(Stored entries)
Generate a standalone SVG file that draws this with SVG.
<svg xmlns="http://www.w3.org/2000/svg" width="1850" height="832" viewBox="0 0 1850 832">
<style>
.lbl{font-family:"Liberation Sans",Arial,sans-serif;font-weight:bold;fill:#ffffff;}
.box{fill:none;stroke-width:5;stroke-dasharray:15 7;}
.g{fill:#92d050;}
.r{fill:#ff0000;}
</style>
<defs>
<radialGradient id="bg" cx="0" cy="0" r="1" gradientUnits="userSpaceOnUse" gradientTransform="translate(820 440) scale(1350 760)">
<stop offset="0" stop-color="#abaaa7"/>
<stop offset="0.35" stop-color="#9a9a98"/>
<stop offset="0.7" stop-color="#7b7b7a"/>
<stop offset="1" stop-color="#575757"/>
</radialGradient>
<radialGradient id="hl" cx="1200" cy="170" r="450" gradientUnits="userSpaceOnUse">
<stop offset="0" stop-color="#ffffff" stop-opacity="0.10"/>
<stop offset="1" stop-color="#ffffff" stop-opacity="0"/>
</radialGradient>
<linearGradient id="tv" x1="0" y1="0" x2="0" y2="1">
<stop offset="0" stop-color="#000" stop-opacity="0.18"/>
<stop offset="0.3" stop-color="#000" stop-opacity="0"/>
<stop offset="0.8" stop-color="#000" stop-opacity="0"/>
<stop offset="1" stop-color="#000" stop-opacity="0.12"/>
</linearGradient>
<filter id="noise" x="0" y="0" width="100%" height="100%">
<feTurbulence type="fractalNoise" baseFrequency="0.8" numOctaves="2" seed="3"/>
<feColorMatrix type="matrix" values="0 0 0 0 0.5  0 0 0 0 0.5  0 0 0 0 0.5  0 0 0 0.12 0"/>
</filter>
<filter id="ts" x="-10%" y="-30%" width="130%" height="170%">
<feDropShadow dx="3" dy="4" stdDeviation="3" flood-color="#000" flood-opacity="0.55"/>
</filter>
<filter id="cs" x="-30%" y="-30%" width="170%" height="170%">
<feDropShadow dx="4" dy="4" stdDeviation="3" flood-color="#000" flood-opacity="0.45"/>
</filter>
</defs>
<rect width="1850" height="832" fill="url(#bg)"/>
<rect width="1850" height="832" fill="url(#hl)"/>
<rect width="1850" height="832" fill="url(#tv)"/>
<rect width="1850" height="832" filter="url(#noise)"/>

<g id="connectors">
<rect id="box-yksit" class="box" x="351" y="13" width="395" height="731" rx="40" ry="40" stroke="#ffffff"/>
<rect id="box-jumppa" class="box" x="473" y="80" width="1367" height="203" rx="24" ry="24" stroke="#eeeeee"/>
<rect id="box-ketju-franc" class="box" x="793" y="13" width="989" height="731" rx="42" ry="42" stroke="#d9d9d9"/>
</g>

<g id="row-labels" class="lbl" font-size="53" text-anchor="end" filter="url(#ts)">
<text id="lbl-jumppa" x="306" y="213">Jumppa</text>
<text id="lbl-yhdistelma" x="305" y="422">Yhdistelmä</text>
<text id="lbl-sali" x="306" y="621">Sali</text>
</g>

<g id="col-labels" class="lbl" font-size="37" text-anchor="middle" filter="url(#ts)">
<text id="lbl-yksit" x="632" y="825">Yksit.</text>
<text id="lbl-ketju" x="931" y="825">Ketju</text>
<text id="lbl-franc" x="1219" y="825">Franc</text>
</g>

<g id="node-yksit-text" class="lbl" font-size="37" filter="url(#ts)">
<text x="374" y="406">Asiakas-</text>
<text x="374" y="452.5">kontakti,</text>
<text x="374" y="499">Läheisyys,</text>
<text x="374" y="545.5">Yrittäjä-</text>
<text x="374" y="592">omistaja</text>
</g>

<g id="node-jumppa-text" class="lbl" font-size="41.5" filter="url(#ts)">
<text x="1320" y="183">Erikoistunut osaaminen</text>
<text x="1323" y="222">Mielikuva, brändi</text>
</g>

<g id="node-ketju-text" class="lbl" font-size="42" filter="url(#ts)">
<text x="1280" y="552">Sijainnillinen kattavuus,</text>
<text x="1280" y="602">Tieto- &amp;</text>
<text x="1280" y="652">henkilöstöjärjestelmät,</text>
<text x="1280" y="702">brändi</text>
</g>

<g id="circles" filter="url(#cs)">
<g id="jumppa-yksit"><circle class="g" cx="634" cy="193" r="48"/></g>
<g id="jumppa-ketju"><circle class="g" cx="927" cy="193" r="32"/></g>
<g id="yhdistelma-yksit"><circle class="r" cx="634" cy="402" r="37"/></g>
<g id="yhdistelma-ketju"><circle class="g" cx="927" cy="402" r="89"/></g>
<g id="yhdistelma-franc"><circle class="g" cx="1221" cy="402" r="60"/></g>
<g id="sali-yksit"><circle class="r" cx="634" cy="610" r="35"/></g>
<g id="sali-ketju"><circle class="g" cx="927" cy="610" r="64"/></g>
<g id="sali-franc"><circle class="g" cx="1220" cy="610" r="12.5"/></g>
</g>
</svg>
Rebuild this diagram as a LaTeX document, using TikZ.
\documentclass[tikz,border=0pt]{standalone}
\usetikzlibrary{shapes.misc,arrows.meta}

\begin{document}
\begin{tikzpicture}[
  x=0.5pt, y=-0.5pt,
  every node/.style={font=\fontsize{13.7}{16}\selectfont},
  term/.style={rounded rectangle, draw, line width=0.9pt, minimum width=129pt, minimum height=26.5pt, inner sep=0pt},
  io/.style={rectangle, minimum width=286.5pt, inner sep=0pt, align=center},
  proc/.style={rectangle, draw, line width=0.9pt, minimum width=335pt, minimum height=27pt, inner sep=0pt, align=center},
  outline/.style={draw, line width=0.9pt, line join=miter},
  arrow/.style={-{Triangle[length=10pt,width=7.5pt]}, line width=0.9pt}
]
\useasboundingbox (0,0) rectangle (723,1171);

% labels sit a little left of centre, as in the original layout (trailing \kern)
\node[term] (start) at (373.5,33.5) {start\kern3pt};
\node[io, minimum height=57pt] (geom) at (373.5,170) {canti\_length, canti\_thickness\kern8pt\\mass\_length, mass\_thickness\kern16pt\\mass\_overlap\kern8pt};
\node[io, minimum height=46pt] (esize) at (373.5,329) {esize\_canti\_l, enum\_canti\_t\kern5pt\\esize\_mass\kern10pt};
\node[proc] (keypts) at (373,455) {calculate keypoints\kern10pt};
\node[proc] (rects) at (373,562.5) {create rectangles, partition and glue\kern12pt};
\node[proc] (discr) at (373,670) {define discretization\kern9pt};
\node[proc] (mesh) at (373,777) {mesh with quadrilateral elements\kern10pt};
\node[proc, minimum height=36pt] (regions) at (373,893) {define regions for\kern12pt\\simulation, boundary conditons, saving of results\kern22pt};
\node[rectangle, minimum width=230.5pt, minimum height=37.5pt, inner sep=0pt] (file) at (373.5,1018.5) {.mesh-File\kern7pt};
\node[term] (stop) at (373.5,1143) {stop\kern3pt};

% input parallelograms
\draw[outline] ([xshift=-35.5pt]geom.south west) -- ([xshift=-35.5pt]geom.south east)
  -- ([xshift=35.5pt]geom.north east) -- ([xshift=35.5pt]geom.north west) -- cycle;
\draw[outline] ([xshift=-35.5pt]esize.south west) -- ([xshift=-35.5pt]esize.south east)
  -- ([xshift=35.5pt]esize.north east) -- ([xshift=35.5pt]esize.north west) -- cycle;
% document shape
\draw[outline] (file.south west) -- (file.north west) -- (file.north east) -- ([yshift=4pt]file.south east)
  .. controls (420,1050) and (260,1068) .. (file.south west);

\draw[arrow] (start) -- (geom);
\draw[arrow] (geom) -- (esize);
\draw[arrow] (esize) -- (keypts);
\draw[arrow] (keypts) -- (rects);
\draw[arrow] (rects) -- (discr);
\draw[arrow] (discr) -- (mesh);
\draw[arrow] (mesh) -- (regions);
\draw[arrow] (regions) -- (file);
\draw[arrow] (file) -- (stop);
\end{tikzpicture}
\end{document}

WHAT TO WORK ON: Reproduce, without alteration, solely the lines beginning at the line that includes "Rebuild this diagram" and ending at the line that includes "(0,0) rectangle (723,1171);", both lines included.

THE RESPONSE:
Rebuild this diagram as a LaTeX document, using TikZ.
\documentclass[tikz,border=0pt]{standalone}
\usetikzlibrary{shapes.misc,arrows.meta}

\begin{document}
\begin{tikzpicture}[
  x=0.5pt, y=-0.5pt,
  every node/.style={font=\fontsize{13.7}{16}\selectfont},
  term/.style={rounded rectangle, draw, line width=0.9pt, minimum width=129pt, minimum height=26.5pt, inner sep=0pt},
  io/.style={rectangle, minimum width=286.5pt, inner sep=0pt, align=center},
  proc/.style={rectangle, draw, line width=0.9pt, minimum width=335pt, minimum height=27pt, inner sep=0pt, align=center},
  outline/.style={draw, line width=0.9pt, line join=miter},
  arrow/.style={-{Triangle[length=10pt,width=7.5pt]}, line width=0.9pt}
]
\useasboundingbox (0,0) rectangle (723,1171);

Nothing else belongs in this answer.